BEGIN EXCERPTED RECORDS
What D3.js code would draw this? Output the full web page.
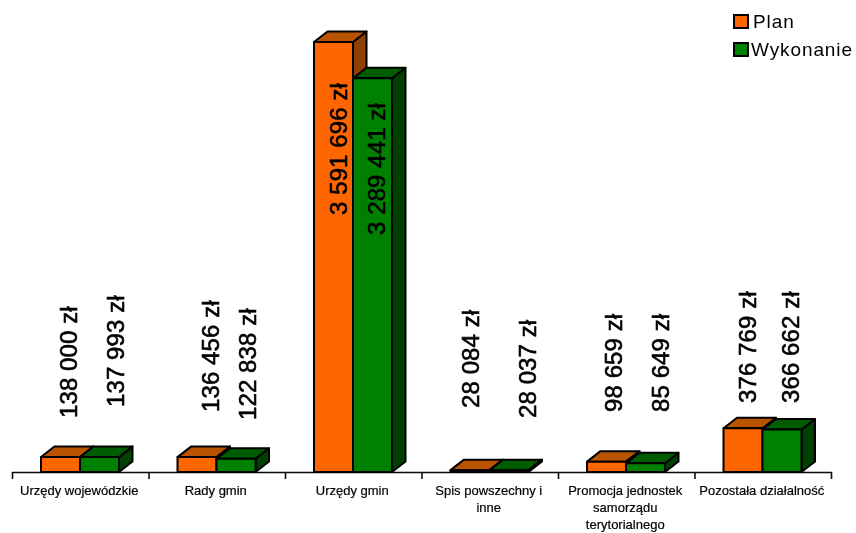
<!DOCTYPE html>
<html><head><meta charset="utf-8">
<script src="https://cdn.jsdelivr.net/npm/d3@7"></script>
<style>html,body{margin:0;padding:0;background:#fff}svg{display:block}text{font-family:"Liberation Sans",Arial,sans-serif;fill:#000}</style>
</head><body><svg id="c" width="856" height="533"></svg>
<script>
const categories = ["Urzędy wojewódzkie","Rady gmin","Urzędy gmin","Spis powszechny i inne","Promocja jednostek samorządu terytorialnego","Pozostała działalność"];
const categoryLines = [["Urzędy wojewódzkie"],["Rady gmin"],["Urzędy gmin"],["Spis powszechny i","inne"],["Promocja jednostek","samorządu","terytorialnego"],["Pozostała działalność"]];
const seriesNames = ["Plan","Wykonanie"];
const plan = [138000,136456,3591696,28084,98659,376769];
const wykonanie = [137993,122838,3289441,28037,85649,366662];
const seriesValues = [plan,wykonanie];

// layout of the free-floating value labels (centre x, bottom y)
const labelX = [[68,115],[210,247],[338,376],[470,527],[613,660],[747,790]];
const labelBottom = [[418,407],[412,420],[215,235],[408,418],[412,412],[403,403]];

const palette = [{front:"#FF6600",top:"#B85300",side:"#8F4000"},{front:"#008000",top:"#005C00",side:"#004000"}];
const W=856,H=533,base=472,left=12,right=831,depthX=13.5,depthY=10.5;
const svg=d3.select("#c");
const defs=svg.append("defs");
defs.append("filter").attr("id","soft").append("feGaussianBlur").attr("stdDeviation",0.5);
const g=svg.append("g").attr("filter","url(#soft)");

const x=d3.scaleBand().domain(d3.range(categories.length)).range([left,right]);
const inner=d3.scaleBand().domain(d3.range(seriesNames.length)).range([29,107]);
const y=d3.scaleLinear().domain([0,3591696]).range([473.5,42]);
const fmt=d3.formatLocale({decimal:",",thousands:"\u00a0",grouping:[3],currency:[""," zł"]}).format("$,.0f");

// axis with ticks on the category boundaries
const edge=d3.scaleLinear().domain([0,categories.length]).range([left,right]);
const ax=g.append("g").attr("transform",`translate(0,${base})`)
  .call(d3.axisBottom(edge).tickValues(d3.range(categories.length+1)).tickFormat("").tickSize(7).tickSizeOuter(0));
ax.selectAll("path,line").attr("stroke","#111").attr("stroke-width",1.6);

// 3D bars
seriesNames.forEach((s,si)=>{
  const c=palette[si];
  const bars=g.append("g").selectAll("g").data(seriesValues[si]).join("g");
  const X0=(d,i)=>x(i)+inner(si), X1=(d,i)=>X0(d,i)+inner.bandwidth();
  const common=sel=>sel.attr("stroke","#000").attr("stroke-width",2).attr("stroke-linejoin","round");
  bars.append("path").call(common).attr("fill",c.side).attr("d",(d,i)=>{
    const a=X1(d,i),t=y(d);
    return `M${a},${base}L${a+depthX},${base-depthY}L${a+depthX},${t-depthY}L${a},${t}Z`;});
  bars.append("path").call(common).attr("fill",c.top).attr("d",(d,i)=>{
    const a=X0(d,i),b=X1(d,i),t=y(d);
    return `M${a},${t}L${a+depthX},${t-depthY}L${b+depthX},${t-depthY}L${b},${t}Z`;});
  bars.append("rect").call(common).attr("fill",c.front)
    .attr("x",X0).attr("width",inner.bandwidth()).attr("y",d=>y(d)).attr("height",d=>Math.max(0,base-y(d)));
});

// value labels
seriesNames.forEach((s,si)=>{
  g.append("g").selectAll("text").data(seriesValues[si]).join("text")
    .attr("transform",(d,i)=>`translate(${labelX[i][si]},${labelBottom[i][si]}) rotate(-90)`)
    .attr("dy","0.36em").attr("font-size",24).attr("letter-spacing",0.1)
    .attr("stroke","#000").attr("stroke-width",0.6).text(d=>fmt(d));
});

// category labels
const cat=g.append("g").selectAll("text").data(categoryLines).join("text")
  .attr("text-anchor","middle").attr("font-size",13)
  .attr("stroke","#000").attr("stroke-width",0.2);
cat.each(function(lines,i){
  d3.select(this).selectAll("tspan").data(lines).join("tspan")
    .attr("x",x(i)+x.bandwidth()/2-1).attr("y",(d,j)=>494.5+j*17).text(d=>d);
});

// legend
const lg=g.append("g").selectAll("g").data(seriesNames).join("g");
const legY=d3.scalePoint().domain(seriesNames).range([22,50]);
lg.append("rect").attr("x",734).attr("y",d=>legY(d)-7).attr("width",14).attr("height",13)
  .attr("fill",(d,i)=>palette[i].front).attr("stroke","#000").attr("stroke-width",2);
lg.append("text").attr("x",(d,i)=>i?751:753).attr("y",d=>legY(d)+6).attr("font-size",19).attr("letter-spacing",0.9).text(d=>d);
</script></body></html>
END EXCERPTED RECORDS
BEGIN EXCERPTED RECORDS
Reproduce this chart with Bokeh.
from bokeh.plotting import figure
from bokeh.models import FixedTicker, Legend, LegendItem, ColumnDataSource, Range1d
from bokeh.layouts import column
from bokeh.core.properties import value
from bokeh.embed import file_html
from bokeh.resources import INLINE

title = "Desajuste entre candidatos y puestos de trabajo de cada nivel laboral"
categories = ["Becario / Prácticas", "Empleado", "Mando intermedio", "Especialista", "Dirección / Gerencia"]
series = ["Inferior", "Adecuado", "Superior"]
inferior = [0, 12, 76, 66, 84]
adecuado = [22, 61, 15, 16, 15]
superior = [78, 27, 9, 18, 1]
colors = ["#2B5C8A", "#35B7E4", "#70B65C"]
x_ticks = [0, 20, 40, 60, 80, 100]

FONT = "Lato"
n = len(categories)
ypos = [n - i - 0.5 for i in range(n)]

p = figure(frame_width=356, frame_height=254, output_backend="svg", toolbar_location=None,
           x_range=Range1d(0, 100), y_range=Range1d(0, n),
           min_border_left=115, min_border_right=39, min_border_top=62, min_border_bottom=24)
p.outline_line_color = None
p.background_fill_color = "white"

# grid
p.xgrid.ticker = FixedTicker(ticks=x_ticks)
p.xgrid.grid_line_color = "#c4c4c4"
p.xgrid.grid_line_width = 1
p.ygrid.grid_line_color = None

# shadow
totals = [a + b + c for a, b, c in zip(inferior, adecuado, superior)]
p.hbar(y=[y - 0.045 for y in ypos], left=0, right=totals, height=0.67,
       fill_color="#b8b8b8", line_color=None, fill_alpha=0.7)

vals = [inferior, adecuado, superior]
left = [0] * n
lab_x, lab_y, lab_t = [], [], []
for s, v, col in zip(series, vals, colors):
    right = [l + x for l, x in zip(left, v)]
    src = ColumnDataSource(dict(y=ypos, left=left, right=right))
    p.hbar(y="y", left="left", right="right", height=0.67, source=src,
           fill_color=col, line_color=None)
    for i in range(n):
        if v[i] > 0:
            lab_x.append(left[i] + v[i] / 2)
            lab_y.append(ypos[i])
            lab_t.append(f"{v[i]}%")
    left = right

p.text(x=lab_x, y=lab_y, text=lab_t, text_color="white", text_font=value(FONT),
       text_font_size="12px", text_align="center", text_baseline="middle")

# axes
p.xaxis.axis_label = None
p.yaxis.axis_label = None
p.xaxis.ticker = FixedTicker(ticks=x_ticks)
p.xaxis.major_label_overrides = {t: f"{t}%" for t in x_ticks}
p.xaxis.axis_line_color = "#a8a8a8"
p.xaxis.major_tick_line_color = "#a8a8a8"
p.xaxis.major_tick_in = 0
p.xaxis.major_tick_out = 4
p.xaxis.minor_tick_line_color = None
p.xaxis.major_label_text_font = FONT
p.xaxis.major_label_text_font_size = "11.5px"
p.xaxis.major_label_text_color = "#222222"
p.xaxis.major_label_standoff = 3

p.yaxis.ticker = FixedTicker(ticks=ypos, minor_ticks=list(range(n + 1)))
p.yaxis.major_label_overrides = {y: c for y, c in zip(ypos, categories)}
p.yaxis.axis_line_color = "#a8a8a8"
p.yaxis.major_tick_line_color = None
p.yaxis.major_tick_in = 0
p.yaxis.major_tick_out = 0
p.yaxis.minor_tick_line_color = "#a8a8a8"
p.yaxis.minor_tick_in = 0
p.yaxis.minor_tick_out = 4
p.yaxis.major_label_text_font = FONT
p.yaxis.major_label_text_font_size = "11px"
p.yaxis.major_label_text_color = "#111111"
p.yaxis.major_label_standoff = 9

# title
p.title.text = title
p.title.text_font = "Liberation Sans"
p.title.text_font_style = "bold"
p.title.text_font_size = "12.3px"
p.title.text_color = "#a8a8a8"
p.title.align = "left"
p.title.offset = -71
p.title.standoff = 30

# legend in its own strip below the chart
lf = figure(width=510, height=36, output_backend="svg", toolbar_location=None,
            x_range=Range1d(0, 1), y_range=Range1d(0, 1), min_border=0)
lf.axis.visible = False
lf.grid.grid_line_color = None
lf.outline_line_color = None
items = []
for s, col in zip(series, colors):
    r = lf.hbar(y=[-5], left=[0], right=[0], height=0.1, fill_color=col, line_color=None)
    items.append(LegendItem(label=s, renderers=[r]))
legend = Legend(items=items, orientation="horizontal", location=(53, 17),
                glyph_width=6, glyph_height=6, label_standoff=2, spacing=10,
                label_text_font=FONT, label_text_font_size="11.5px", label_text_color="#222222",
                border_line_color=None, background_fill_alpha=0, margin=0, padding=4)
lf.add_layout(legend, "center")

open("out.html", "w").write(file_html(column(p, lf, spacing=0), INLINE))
END EXCERPTED RECORDS
BEGIN EXCERPTED RECORDS
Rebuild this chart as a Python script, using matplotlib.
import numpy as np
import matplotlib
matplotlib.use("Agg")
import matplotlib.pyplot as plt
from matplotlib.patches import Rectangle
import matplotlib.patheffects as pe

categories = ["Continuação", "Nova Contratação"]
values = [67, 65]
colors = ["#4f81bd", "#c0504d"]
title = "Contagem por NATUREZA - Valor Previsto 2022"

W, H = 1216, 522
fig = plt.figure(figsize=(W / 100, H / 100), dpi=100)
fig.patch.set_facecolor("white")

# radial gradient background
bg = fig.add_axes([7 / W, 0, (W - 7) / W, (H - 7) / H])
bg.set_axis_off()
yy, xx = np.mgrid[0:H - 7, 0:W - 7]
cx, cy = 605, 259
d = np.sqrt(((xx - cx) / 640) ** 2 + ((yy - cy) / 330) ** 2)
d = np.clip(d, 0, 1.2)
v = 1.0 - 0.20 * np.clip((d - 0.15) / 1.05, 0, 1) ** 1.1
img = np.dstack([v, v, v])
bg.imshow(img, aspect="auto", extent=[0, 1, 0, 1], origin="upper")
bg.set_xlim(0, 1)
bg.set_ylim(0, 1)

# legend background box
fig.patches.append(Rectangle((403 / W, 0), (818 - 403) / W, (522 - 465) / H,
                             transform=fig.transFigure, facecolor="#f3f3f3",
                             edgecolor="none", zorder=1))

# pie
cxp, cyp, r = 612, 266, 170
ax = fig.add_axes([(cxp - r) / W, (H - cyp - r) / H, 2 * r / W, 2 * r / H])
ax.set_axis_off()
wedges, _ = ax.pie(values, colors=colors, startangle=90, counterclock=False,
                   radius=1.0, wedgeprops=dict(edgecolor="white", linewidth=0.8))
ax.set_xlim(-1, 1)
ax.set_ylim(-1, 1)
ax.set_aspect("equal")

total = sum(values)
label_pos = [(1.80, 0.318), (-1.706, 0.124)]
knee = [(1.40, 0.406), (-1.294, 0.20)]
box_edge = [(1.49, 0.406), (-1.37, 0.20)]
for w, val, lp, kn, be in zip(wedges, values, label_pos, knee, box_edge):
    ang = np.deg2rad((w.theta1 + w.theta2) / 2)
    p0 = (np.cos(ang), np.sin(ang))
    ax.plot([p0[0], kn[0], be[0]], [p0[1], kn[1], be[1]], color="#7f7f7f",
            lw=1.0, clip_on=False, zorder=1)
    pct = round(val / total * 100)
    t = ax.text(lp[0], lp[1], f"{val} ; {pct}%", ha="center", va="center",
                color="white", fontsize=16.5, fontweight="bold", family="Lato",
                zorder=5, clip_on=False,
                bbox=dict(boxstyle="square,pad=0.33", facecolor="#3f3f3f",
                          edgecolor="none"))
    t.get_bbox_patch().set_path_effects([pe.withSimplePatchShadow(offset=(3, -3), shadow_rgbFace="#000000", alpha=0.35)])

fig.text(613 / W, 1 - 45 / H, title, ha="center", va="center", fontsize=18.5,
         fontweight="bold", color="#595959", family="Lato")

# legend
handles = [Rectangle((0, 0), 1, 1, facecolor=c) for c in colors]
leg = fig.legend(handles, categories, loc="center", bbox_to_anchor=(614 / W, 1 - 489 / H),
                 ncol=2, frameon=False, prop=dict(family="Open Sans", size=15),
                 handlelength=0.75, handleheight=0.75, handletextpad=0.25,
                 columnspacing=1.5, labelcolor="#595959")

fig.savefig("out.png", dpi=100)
END EXCERPTED RECORDS
* **EXERCISE DIRECTIONS**: Using the entries shown above, reproduce verbatim the lines from the line bearing "Reproduce this chart with Bokeh." to the line bearing "p.ygrid.grid_line_color = None", inclusive.

* **THE OUTPUT**:
Reproduce this chart with Bokeh.
from bokeh.plotting import figure
from bokeh.models import FixedTicker, Legend, LegendItem, ColumnDataSource, Range1d
from bokeh.layouts import column
from bokeh.core.properties import value
from bokeh.embed import file_html
from bokeh.resources import INLINE

title = "Desajuste entre candidatos y puestos de trabajo de cada nivel laboral"
categories = ["Becario / Prácticas", "Empleado", "Mando intermedio", "Especialista", "Dirección / Gerencia"]
series = ["Inferior", "Adecuado", "Superior"]
inferior = [0, 12, 76, 66, 84]
adecuado = [22, 61, 15, 16, 15]
superior = [78, 27, 9, 18, 1]
colors = ["#2B5C8A", "#35B7E4", "#70B65C"]
x_ticks = [0, 20, 40, 60, 80, 100]

FONT = "Lato"
n = len(categories)
ypos = [n - i - 0.5 for i in range(n)]

p = figure(frame_width=356, frame_height=254, output_backend="svg", toolbar_location=None,
           x_range=Range1d(0, 100), y_range=Range1d(0, n),
           min_border_left=115, min_border_right=39, min_border_top=62, min_border_bottom=24)
p.outline_line_color = None
p.background_fill_color = "white"

# grid
p.xgrid.ticker = FixedTicker(ticks=x_ticks)
p.xgrid.grid_line_color = "#c4c4c4"
p.xgrid.grid_line_width = 1
p.ygrid.grid_line_color = None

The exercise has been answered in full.